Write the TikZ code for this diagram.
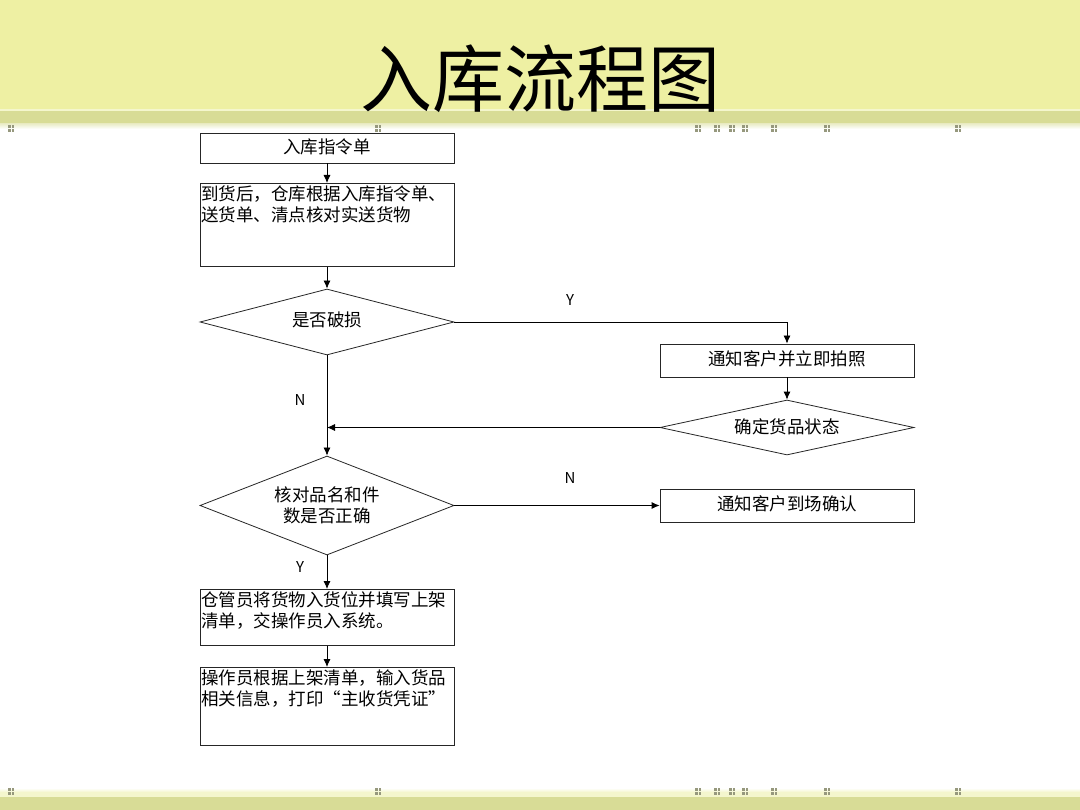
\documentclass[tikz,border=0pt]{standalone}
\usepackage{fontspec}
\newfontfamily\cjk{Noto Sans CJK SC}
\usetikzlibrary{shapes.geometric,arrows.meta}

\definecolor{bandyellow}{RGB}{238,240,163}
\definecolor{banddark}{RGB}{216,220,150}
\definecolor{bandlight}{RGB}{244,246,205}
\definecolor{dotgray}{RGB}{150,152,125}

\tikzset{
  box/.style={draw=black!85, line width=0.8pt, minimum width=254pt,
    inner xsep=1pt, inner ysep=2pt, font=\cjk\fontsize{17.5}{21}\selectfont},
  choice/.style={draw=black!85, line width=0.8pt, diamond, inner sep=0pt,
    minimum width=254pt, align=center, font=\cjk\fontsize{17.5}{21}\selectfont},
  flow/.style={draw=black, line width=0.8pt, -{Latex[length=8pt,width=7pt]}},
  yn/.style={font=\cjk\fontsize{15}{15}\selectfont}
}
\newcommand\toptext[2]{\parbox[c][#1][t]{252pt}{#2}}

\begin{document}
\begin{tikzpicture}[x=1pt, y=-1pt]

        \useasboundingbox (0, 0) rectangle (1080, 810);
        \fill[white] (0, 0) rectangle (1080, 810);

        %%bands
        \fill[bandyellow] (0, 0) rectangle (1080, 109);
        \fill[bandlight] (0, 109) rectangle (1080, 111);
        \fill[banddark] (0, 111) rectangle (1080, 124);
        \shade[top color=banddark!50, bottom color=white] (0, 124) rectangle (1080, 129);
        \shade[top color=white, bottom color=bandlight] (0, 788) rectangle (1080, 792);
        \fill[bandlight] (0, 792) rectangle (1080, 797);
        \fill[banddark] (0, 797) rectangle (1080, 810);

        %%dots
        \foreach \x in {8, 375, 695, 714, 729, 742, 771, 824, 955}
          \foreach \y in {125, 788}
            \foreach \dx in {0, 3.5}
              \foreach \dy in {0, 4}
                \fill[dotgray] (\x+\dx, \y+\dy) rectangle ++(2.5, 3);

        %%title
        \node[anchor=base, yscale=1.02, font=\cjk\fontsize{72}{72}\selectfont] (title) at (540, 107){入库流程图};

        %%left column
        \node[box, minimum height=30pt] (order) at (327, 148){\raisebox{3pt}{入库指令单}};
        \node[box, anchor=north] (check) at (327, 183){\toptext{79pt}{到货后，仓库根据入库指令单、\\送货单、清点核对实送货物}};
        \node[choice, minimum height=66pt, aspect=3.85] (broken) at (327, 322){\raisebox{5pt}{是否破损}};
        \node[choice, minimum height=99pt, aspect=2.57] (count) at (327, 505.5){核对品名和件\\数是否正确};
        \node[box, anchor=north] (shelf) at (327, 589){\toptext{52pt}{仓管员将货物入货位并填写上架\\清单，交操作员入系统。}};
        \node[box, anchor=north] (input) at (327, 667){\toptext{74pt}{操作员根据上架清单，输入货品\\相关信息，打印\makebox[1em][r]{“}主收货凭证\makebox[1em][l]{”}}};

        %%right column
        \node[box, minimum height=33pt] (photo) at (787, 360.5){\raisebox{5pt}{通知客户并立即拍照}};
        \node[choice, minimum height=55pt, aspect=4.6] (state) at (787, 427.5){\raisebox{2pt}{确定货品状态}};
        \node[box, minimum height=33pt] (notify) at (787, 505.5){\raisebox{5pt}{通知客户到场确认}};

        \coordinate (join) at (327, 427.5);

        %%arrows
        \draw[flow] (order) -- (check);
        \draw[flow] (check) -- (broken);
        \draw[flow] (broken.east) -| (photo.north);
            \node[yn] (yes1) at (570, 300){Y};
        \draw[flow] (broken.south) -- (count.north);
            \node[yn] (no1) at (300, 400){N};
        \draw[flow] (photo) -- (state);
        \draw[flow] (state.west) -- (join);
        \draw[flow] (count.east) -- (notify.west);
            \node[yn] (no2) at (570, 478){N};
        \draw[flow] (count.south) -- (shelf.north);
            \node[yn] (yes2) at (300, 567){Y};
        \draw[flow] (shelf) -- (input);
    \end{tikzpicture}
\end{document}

# What is required:
Please take the lines from the beginning of the data above through the line holding "797) rectangle (1080, 810);" and transcribe them exactly, without any pictures.

# Result of this task:
Write the TikZ code for this diagram.
\documentclass[tikz,border=0pt]{standalone}
\usepackage{fontspec}
\newfontfamily\cjk{Noto Sans CJK SC}
\usetikzlibrary{shapes.geometric,arrows.meta}

\definecolor{bandyellow}{RGB}{238,240,163}
\definecolor{banddark}{RGB}{216,220,150}
\definecolor{bandlight}{RGB}{244,246,205}
\definecolor{dotgray}{RGB}{150,152,125}

\tikzset{
  box/.style={draw=black!85, line width=0.8pt, minimum width=254pt,
    inner xsep=1pt, inner ysep=2pt, font=\cjk\fontsize{17.5}{21}\selectfont},
  choice/.style={draw=black!85, line width=0.8pt, diamond, inner sep=0pt,
    minimum width=254pt, align=center, font=\cjk\fontsize{17.5}{21}\selectfont},
  flow/.style={draw=black, line width=0.8pt, -{Latex[length=8pt,width=7pt]}},
  yn/.style={font=\cjk\fontsize{15}{15}\selectfont}
}
\newcommand\toptext[2]{\parbox[c][#1][t]{252pt}{#2}}

\begin{document}
\begin{tikzpicture}[x=1pt, y=-1pt]

        \useasboundingbox (0, 0) rectangle (1080, 810);
        \fill[white] (0, 0) rectangle (1080, 810);

        %%bands
        \fill[bandyellow] (0, 0) rectangle (1080, 109);
        \fill[bandlight] (0, 109) rectangle (1080, 111);
        \fill[banddark] (0, 111) rectangle (1080, 124);
        \shade[top color=banddark!50, bottom color=white] (0, 124) rectangle (1080, 129);
        \shade[top color=white, bottom color=bandlight] (0, 788) rectangle (1080, 792);
        \fill[bandlight] (0, 792) rectangle (1080, 797);
        \fill[banddark] (0, 797) rectangle (1080, 810);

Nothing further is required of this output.